I am looking for a counterexample to the following claim:

Let $p: E \rightarrow B$ be a fiber bundle, then $p$ is an open map.

This is true when $E \simeq F \times B$ where $F$ is the fiber and $p$ is the projection onto the second coordinate. It is also true when $p$ is a covering map. However, I do not believe it is true without any further assumptions.

A proof of the claim for covering spaces can be found here.
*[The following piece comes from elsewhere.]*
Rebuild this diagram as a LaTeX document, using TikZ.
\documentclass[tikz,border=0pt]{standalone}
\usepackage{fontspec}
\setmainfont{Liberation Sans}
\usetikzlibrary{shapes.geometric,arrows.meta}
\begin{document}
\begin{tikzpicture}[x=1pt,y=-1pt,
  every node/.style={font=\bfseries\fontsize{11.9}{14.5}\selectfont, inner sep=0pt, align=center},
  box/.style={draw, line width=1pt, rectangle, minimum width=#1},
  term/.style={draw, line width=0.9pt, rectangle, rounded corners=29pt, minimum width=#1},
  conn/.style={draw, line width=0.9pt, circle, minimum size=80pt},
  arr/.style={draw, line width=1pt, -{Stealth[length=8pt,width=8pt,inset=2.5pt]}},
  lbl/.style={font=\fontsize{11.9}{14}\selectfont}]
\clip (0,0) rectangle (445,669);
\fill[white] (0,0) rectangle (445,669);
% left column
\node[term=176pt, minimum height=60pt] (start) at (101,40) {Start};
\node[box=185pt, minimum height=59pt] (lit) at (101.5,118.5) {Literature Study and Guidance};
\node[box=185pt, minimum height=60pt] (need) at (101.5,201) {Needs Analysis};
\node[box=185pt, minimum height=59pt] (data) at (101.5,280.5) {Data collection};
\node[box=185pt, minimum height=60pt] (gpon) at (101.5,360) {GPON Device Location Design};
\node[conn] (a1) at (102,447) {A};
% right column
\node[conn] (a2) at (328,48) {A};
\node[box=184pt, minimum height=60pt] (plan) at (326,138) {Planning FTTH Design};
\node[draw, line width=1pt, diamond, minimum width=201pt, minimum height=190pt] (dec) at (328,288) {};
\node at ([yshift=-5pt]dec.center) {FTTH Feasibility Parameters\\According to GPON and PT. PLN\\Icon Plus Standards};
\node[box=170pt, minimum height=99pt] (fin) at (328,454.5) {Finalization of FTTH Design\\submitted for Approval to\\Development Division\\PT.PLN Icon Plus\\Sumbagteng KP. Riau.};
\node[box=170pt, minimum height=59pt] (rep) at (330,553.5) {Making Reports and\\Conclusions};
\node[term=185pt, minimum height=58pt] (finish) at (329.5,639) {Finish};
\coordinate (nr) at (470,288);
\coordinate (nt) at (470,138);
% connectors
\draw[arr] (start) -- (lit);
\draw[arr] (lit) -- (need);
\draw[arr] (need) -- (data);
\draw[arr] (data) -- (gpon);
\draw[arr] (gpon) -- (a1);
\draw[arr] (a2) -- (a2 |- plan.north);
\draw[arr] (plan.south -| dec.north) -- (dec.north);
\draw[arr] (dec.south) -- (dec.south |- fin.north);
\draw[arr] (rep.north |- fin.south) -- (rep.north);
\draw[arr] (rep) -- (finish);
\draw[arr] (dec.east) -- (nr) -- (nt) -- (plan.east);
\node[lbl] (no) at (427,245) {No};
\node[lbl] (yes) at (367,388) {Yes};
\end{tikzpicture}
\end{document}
It explicitely uses the fact that for some $x \in B$ there is a neighborhood $V$ s.t. $p^{-1}(V)$ is a disjoint union of open sets, each of which homeo to $V$. So I doubt this can be adapted for the general case of a fibre product.
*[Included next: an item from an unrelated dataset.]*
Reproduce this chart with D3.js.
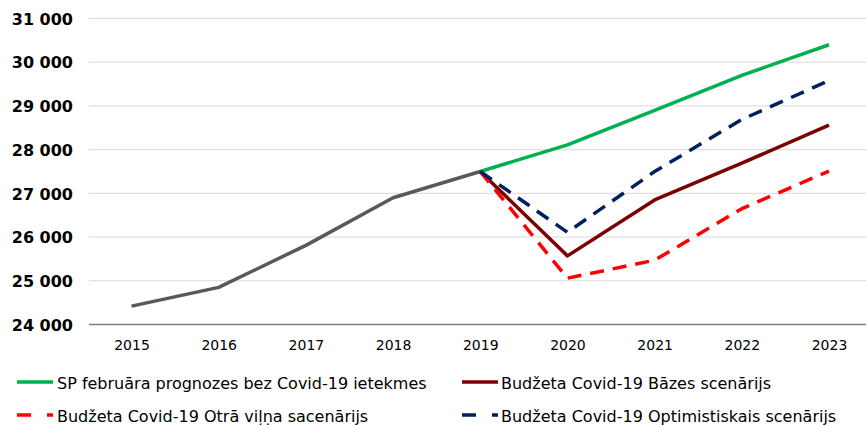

It also does not help that most examples of fiber bundles I work with a covering maps, so there may very well be a very simple example that I just don't see.

Thank you in advance for your help.

Answer 1

The claim that fiber bundles are open maps is actually true.
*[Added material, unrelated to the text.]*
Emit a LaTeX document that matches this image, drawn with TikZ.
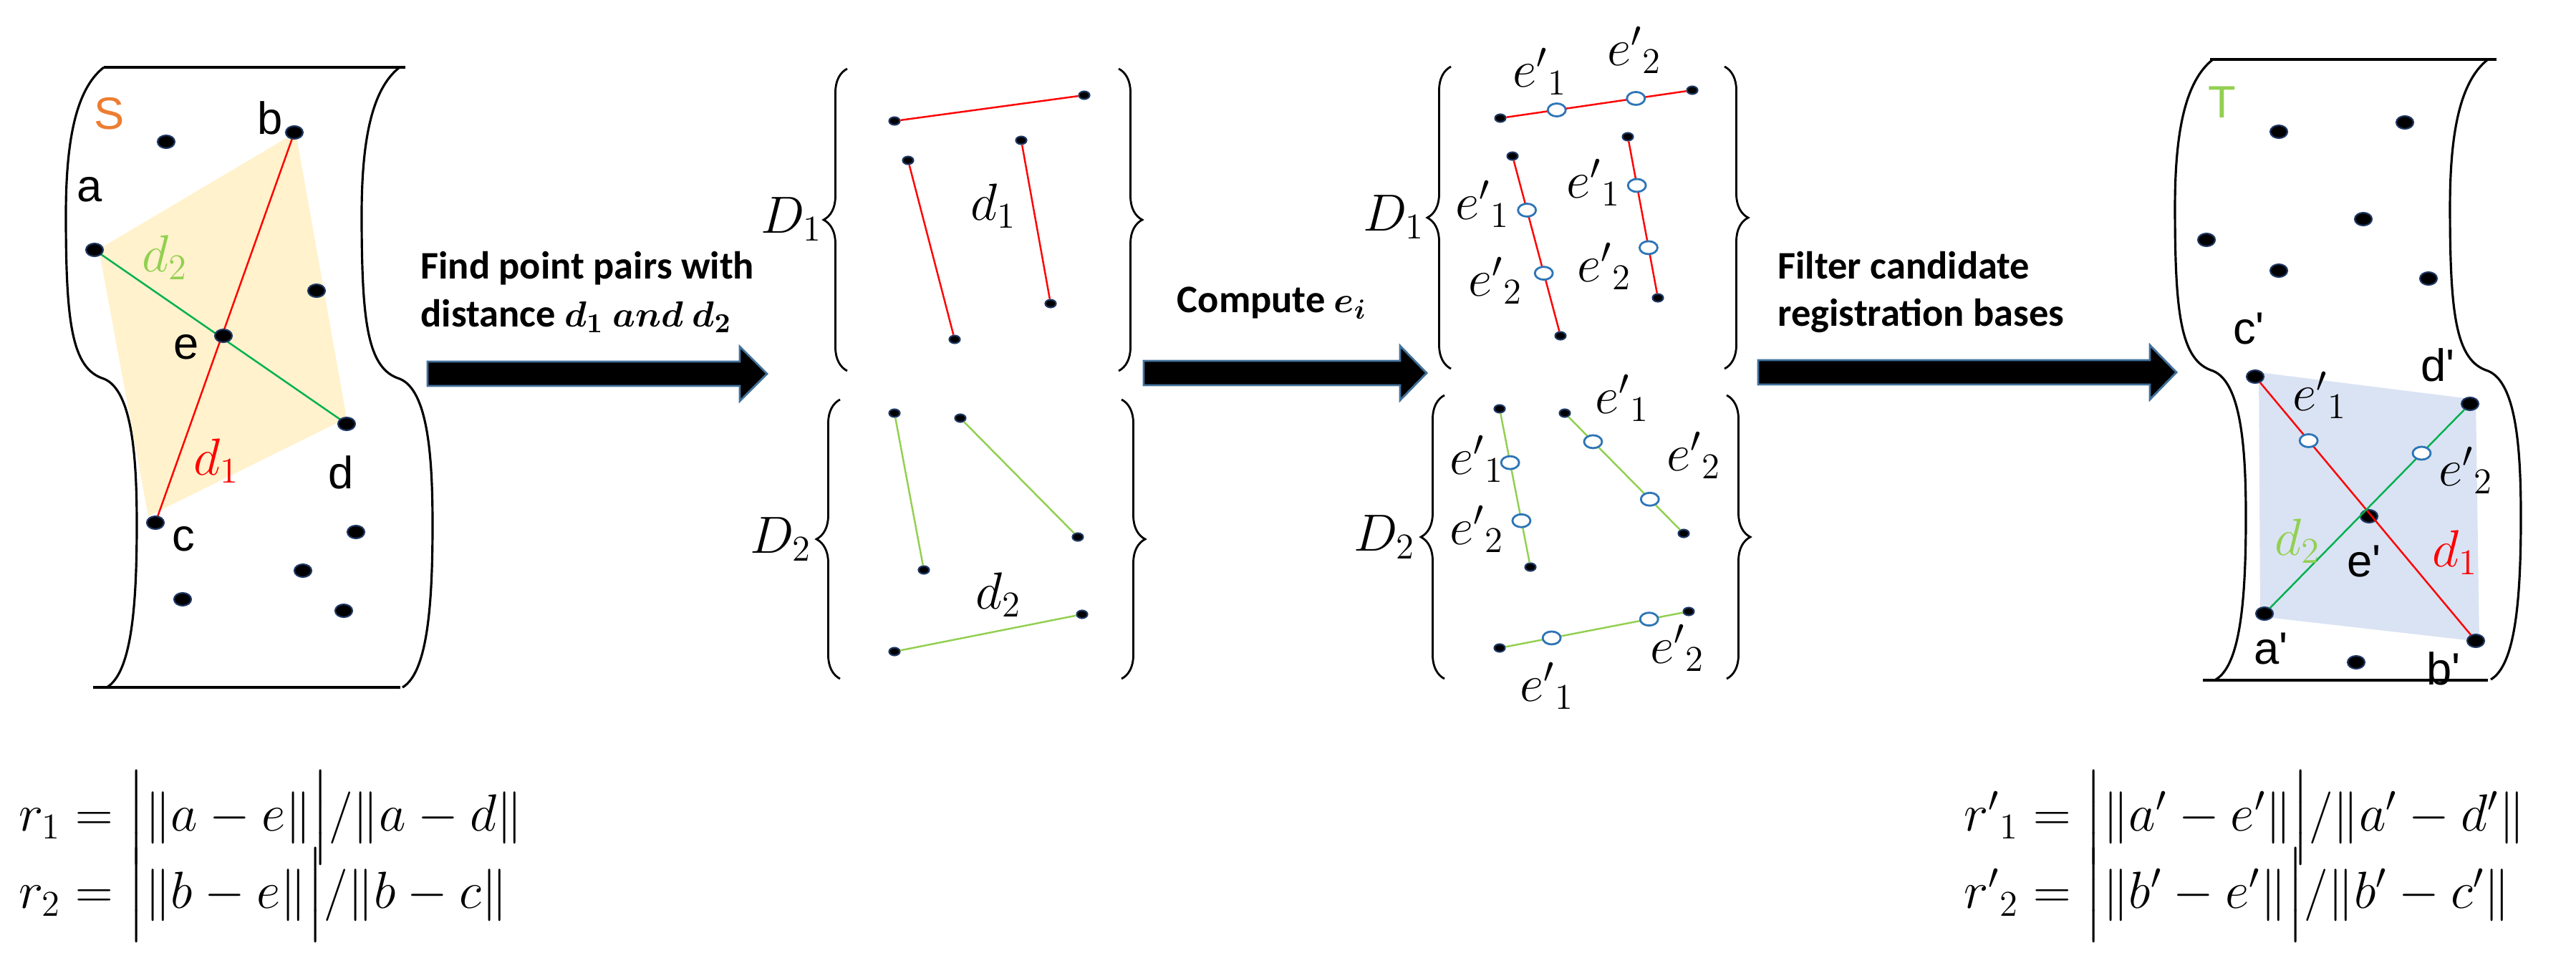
\documentclass[tikz,border=0pt]{standalone}
\usepackage{amsmath}
\usepackage{fontspec}
\setmainfont{Carlito}
\newfontfamily\lblfont{Liberation Sans}
\usetikzlibrary{shapes.geometric,decorations.pathreplacing,backgrounds}
\definecolor{dotblue}{RGB}{31,56,100}
\definecolor{ringblue}{RGB}{46,117,182}
\definecolor{arrowblue}{RGB}{65,113,156}
\definecolor{sfill}{RGB}{255,242,204}
\definecolor{tfill}{RGB}{218,227,243}
\definecolor{lgreen}{RGB}{146,208,80}
\definecolor{dgreen}{RGB}{0,176,80}
\definecolor{sorange}{RGB}{237,125,49}
\newcommand{\sheetedge}{(145,94) .. controls (105,125) and (92,200) .. (92,300) .. controls (92,450) and (100,515) .. (145,529) .. controls (185,545) and (191,640) .. (191,733) .. controls (191,850) and (183,940) .. (149,960)}
\newcommand{\fatarrow}[4]{\draw[fat] (#1,#4-17) -- (#2,#4-17) -- (#2,#4-38) -- (#3,#4) -- (#2,#4+38) -- (#2,#4+17) -- (#1,#4+17) -- cycle;}

\begin{document}
\begin{tikzpicture}[x=0.01cm,y=-0.01cm,
  pt/.style={ellipse,fill=black,draw=dotblue,line width=0.6pt,inner sep=0pt,minimum width=0.24cm,minimum height=0.18cm},
  spt/.style={pt,minimum width=0.15cm,minimum height=0.11cm},
  ring/.style={ellipse,fill=white,draw=ringblue,line width=0.8pt,inner sep=0pt,minimum width=0.25cm,minimum height=0.18cm},
  lbl/.style={font=\lblfont\fontsize{18}{18}\selectfont},
  mlbl/.style={font=\fontsize{21}{21}\selectfont},
  flbl/.style={font=\fontsize{20}{20}\selectfont},
  steptext/.style={font=\bfseries\fontsize{15.5}{19}\selectfont,align=left},
  fat/.style={fill=black,draw=arrowblue,line width=0.8pt},
  sheet/.style={line width=0.9pt},
  brc/.style={decorate,decoration={brace,amplitude=0.33cm},line width=0.8pt},
  redl/.style={red,line width=0.7pt},
  grnl/.style={lgreen,line width=0.7pt}]
\useasboundingbox (0,0) rectangle (3597,1330);
% source sheet S
\draw[sheet] (130,960) -- (559,960);
\draw[sheet] (145,94) -- (566,94);
\draw[sheet] \sheetedge;
\begin{scope}[shift={(413,0)}]
\draw[sheet] \sheetedge;
\end{scope}
\node (a) at (132,349) [pt] {};
\node (b) at (411,185) [pt] {};
\node (c) at (217,730) [pt] {};
\node (d) at (484,592) [pt] {};
\node (e) at (312,469) [pt] {};
\node (s1) at (232,198) [pt] {};
\node (s2) at (442,406) [pt] {};
\node (s3) at (497,743) [pt] {};
\node (s4) at (423,797) [pt] {};
\node (s5) at (255,837) [pt] {};
\node (s6) at (480,853) [pt] {};
\begin{scope}[on background layer]
\fill[sfill] (138,348) -- (413,185) -- (484,584) -- (207,721) -- cycle;
\draw[redl] (b.center) -- (c.center);
\draw[dgreen,line width=0.7pt] (a.center) -- (d.center);
\end{scope}
\node[lbl,sorange] at (153,159) {S};
\node[lbl] at (125,265) {a};
\node[lbl] at (377,165) {b};
\node[lbl] at (260,485) {e};
\node[lbl] at (476,660) {d};
\node[lbl] at (256,753) {c};
\node[mlbl,lgreen] at (230,360) {$d_2$};
\node[mlbl,red] at (302,644) {$d_1$};
%%
\fatarrow{597}{1033}{1071}{522}
\node[steptext,anchor=west] (find) at (575,408) {Find point pairs with\\distance $\boldsymbol{d_1}$ $\boldsymbol{and}$ $\boldsymbol{d_2}$};
%% pairs with distance d1 and d2
\draw[brc] (1183,518) -- (1183,96);
\draw[brc] (1562,96) -- (1562,518);
\draw[brc] (1173,948) -- (1173,558);
\draw[brc] (1566,558) -- (1566,948);
\node[mlbl] (D1) at (1105,306) {$D_1$};
\node[mlbl] (D2) at (1090,753) {$D_2$};
\node (p1) at (1249,169) [spt] {};
\node (q1) at (1514,133) [spt] {};
\node (p2) at (1268,224) [spt] {};
\node (q2) at (1333,474) [spt] {};
\node (p3) at (1426,196) [spt] {};
\node (q3) at (1467,424) [spt] {};
\node (p4) at (1249,577) [spt] {};
\node (q4) at (1290,796) [spt] {};
\node (p5) at (1341,584) [spt] {};
\node (q5) at (1505,750) [spt] {};
\node (p6) at (1249,910) [spt] {};
\node (q6) at (1511,858) [spt] {};
\draw[redl] (p1) -- (q1);
\draw[redl] (p2) -- (q2);
\draw[redl] (p3) -- (q3);
\draw[grnl] (p4) -- (q4);
\draw[grnl] (p5) -- (q5);
\draw[grnl] (p6) -- (q6);
\node[mlbl] at (1387,288) {$d_1$};
\node[mlbl] at (1394,831) {$d_2$};
%%
\fatarrow{1597}{1955}{1992}{521}
\node[steptext] (comp) at (1776,423) {Compute $\boldsymbol{e_i}$};
%% pairs with points e'
\draw[brc] (2026,515) -- (2026,93);
\draw[brc] (2408,93) -- (2408,515);
\draw[brc] (2017,948) -- (2017,552);
\draw[brc] (2411,552) -- (2411,948);
\node[mlbl] (E1) at (1946,303) {$D_1$};
\node[mlbl] (E2) at (1933,750) {$D_2$};
\node (u1) at (2095,165) [spt] {};
\node (v1) at (2363,126) [spt] {};
\node (u2) at (2112,218) [spt] {};
\node (v2) at (2179,469) [spt] {};
\node (u3) at (2273,191) [spt] {};
\node (v3) at (2315,416) [spt] {};
\node (u4) at (2094,571) [spt] {};
\node (v4) at (2137,792) [spt] {};
\node (u5) at (2185,577) [spt] {};
\node (v5) at (2351,745) [spt] {};
\node (u6) at (2094,905) [spt] {};
\node (v6) at (2358,854) [spt] {};
\draw[redl] (u1) -- (v1) node[ring,pos=0.28] {} node[ring,pos=0.72] {};
\draw[redl] (u2) -- (v2) node[ring,pos=0.29] {} node[ring,pos=0.66] {};
\draw[redl] (u3) -- (v3) node[ring,pos=0.29] {} node[ring,pos=0.70] {};
\draw[grnl] (u4) -- (v4) node[ring,pos=0.33] {} node[ring,pos=0.72] {};
\draw[grnl] (u5) -- (v5) node[ring,pos=0.22] {} node[ring,pos=0.73] {};
\draw[grnl] (u6) -- (v6) node[ring,pos=0.26] {} node[ring,pos=0.81] {};
\node[mlbl] at (2150,100) {${e'}_1$};
\node[mlbl] at (2282,70) {${e'}_2$};
\node[mlbl] at (2070,285) {${e'}_1$};
\node[mlbl] at (2088,392) {${e'}_2$};
\node[mlbl] at (2225,255) {${e'}_1$};
\node[mlbl] at (2240,372) {${e'}_2$};
\node[mlbl] at (2062,641) {${e'}_1$};
\node[mlbl] at (2062,739) {${e'}_2$};
\node[mlbl] at (2265,556) {${e'}_1$};
\node[mlbl] at (2365,636) {${e'}_2$};
\node[mlbl] at (2342,905) {${e'}_2$};
\node[mlbl] at (2160,958) {${e'}_1$};
%%
\fatarrow{2455}{3002}{3039}{520}
\node[steptext,anchor=west] (filt) at (2470,408) {Filter candidate\\registration bases};
%% target sheet T
\draw[sheet] (3076,950) -- (3474,950);
\draw[sheet] (3086,83) -- (3486,83);
\begin{scope}[shift={(2945,-11)}]
\draw[sheet] \sheetedge;
\end{scope}
\begin{scope}[shift={(3329,-11)}]
\draw[sheet] \sheetedge;
\end{scope}
\node (ta) at (3162,857) [pt] {};
\node (tb) at (3457,895) [pt] {};
\node (tc) at (3149,526) [pt] {};
\node (td) at (3449,564) [pt] {};
\node (te) at (3308,721) [pt] {};
\node (t1) at (3182,184) [pt] {};
\node (t2) at (3358,171) [pt] {};
\node (t3) at (3081,335) [pt] {};
\node (t4) at (3300,306) [pt] {};
\node (t5) at (3182,378) [pt] {};
\node (t6) at (3391,389) [pt] {};
\node (t7) at (3290,925) [pt] {};
\begin{scope}[on background layer]
\fill[tfill] (3154,520) -- (3457,558) -- (3462,896) -- (3156,861) -- cycle;
\end{scope}
\draw[redl] (tc) -- (tb) node[ring,pos=0.23] {};
\draw[dgreen,line width=0.7pt] (ta) -- (td) node[ring,pos=0.78] {};
\node[lbl,lgreen] at (3103,143) {T};
\node[lbl] at (3140,459) {c'};
\node[lbl] at (3404,510) {d'};
\node[lbl] at (3301,784) {e'};
\node[lbl] at (3171,906) {a'};
\node[lbl] at (3412,934) {b'};
\node[mlbl] at (3239,552) {${e'}_1$};
\node[mlbl] at (3443,657) {${e'}_2$};
\node[mlbl,lgreen] at (3208,756) {$d_2$};
\node[mlbl,red] at (3428,772) {$d_1$};
%% ratios
\node[flbl,anchor=west] (r1) at (14,1142) {$r_1=\Big|\|a-e\|\Big|/\|a-d\|$};
\node[flbl,anchor=west] (r2) at (14,1250) {$r_2=\Big|\|b-e\|\Big|/\|b-c\|$};
\node[flbl,anchor=west] (r3) at (2730,1142) {${r'}_1=\Big|\|a'-e'\|\Big|/\|a'-d'\|$};
\node[flbl,anchor=west] (r4) at (2730,1250) {${r'}_2=\Big|\|b'-e'\|\Big|/\|b'-c'\|$};
\end{tikzpicture}
\end{document}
Call $f:X \rightarrow Y$ a locally open map if there exists an open covering $\{U_i \}$ of $X$ such that $f \mid_{U_i}: U_i \rightarrow Y$ is an open map.

Then if $U \subset X$ is open $f(U) = f(\bigcup_i (U_i \cap U)) = \bigcup_i f(U_i \cap U)$ and then obviously all sets $f(U_i \cap U)$ are open and thus $f(U)$ is open. Thus a locally open map is open.

A fiber bundle $\pi: E \rightarrow B$ is locally open since there exists a cover of $B$, $\{ V_i\}$, such that $\pi^{-1}(V_i) \approx V_i \times F$ and such that $\pi$ is the projection onto $V_i$ under this homeomorphism. Thus since the map $V_i \times F \rightarrow V_i$ is open and we take $U_i = \pi^{-1}(V_i)$ to be a cover of $E$ we see that $\pi$ is locally open with respect to $\{U_i \}$ and thus open.